Keabsahan Pengambil Alihan Pengelolaan Maupun Penguasaan Tanah Wakaf Oleh Ahli Waris Wakif
Abstract
Perwakafan di Indonesia telah diatur dalam Undang-Undang Nomor 41 Tahun 2004 tentang Wakaf, dengan diberlakukannya undang-undang tersebut maka pelaksanaan wakaf harus berdasar pada UU No.41 Tahun 2004. Pada praktiknya masih terjadi penyimpangan salah satunya adalah mengenai pengambil alihan pengelolaan dan penguasan tanah wakaf oleh ahli waris wakif. Pada ketentuanya yang diberikan tugas untuk mengelola dan mengembangkan harta benda wakaf adalah nazhir atau seseorang yang telah ditunjuk oleh wakif, sebagaimana diatur dalam Pasal 11 UU No. 41 Tahun 2004 Wakaf. Ahli waris tidak memiliki hak apapun untuk menguasai ataupun mengambil alih pengelolaan harta benda wakaf apabila tidak ditunjuk sebagai nazhir, hal tersebut ditegaskan dalam Pasal 40 UU No. 41 Tahun 2004 menyatakan bahwa harta benda wakaf dilarang untuk dijadikan jaminan, disita, diwariskan, ditukar atau dialihkan dalam bentuk lainnya kemudian dalam Pasal 3 UU No. 41 Tahun 2004 menyatakan bahwa wakaf yang telah diikrarkan tidak dapat dibatalkan.

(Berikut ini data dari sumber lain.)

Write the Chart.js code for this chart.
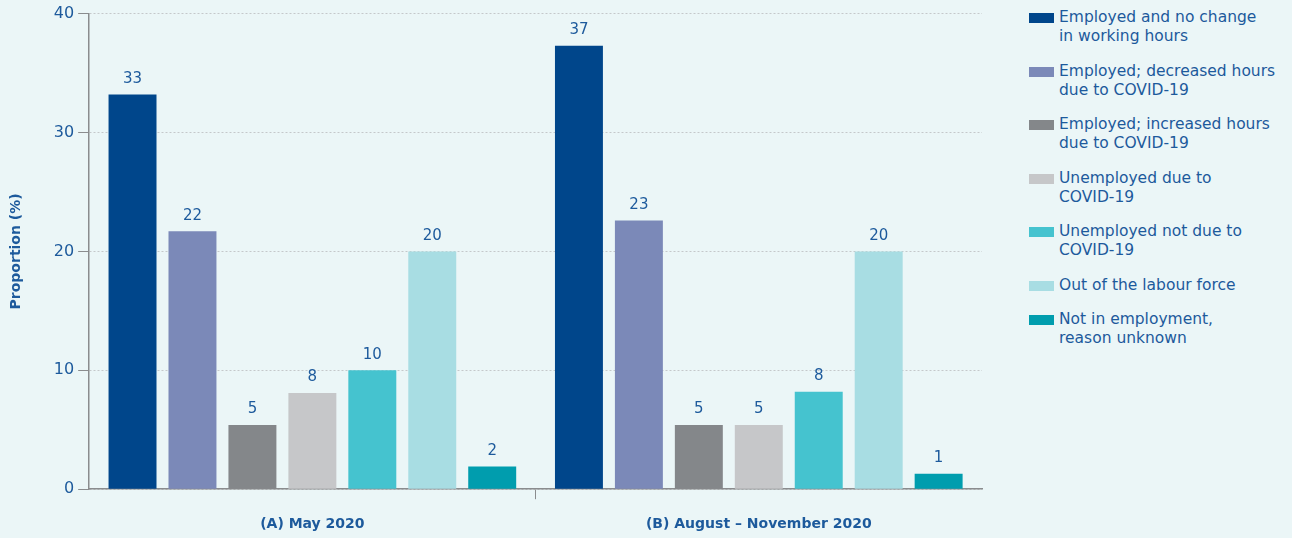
<!DOCTYPE html>
<html>
<head>
<meta charset="utf-8">
<script src="https://cdn.jsdelivr.net/npm/chart.js@4"></script>
<style>
    html, body { margin: 0; padding: 0; background: #ebf6f7; overflow: hidden; }
    #wrap { position: relative; width: 1292px; height: 538px; overflow: hidden; }
    #box { position: absolute; left: 0; top: 0; width: 1000px; height: 556px; }
    #legend { position: absolute; left: 1029px; top: 8px; font-family: "DejaVu Sans", sans-serif; font-size: 15.5px; color: #1d5a9c; }
    .item { position: relative; padding-left: 30px; line-height: 19px; margin-bottom: 15.5px; white-space: nowrap; }
    .item span { position: absolute; left: 0; top: 5px; width: 25px; height: 10px; }
</style>
</head>
<body>
<div id="wrap">
    <div id="box"><canvas id="chart"></canvas></div>
    <div id="legend"></div>
</div>
<script>
const categorias = ["(A) May 2020", "(B) August \u2013 November 2020"];
const series = [
    ["Employed and no change", "in working hours"],
    ["Employed; decreased hours", "due to COVID-19"],
    ["Employed; increased hours", "due to COVID-19"],
    ["Unemployed due to", "COVID-19"],
    ["Unemployed not due to", "COVID-19"],
    ["Out of the labour force"],
    ["Not in employment,", "reason unknown"]
];
const may2020 = [33.2, 21.7, 5.4, 8.1, 10.0, 20.0, 1.9];
const augNov2020 = [37.3, 22.6, 5.4, 5.4, 8.2, 20.0, 1.3];
const yTicks = [0, 10, 20, 30, 40];
const cores = ["#00468b", "#7b89b8", "#84878a", "#c6c7c9", "#45c3cf", "#a8dde3", "#009dae"];

const azul = "#1d5a9c";
const fonte = "'DejaVu Sans', sans-serif";

const rotulos = {
    id: "rotulos",
    afterDatasetsDraw(chart) {
        let ctx = chart.ctx;
        ctx.save();
        ctx.font = "15px " + fonte;
        ctx.fillStyle = azul;
        ctx.textAlign = "center";
        ctx.textBaseline = "bottom";
        chart.data.datasets.forEach((ds, i) => {
            chart.getDatasetMeta(i).data.forEach((bar, j) => {
                ctx.fillText(Math.round(ds.data[j]), bar.x, bar.y - 8);
            });
        });
        ctx.restore();
    }
};

onload = () => {
    let datasets = series.map((nome, i) => ({
        label: nome.join(" "),
        data: [may2020[i], augNov2020[i]],
        backgroundColor: cores[i],
        barPercentage: 0.8,
        categoryPercentage: 0.94
    }));

    new Chart(document.getElementById("chart"), {
        type: "bar",
        data: { labels: categorias, datasets: datasets },
        options: {
            responsive: true,
            maintainAspectRatio: false,
            animation: false,
            layout: { padding: { top: 13, right: 18, bottom: 6, left: 8 } },
            plugins: {
                legend: { display: false },
                tooltip: { enabled: false }
            },
            scales: {
                x: {
                    grid: {
                        drawOnChartArea: false,
                        tickLength: 10,
                        tickColor: c => c.index === 1 ? "#8a8c8e" : "transparent"
                    },
                    border: { color: "#8a8c8e", width: 1.5 },
                    ticks: {
                        padding: 17,
                        color: azul,
                        font: { family: fonte, size: 14, weight: "bold" }
                    }
                },
                y: {
                    min: 0,
                    max: 40,
                    afterBuildTicks: axis => { axis.ticks = yTicks.map(v => ({ value: v })); },
                    grid: {
                        color: "#c4c8ca",
                        tickColor: "#8a8c8e",
                        tickLength: 11,
                        tickBorderDash: []
                    },
                    border: { color: "#8a8c8e", width: 1.5, dash: [2, 2] },
                    ticks: {
                        padding: 4,
                        color: azul,
                        font: { family: fonte, size: 16 }
                    },
                    title: {
                        display: true,
                        text: "Proportion (%)",
                        color: azul,
                        padding: { top: 0, bottom: 25 },
                        font: { family: fonte, size: 14, weight: "bold" }
                    }
                }
            }
        },
        plugins: [rotulos]
    });

    let legenda = document.getElementById("legend");
    series.forEach((nome, i) => {
        let div = document.createElement("div");
        div.className = "item";
        div.innerHTML = `<span style="background:${cores[i]}"></span>` + nome.join("<br>");
        legenda.appendChild(div);
    });
};
</script>
</body>
</html>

Maka dapat dikatakan bahwa ahli waris yang mengambil alih pengelolaan harta benda wakaf adalah tidak sah karena yang diberikan tugas dan wewenang mengenai hal tersebut adalah hanya seseorang yang ditunjuk sebagai nazhir oleh wakif.Apabila terjadi sengketa wakaf maka berdasrkan Pasal 62 UU No. 41 Tahun 2004, sengketa dapat diselesaikan dengan cara musyawarah, apabila musyawarah tidak dapat menyelesaikan sengketa maka dapat dilakukan dengan cara mediasi, kemudian apabila mediasi masih belum dapat menyelesaikan sengketa dapat menggunakan sistem arbitrase syariah dan apabila sengketa masih belum juga dapat diselesaikan maka dapat menyelesaikan sengketa melalui pengadilan agama.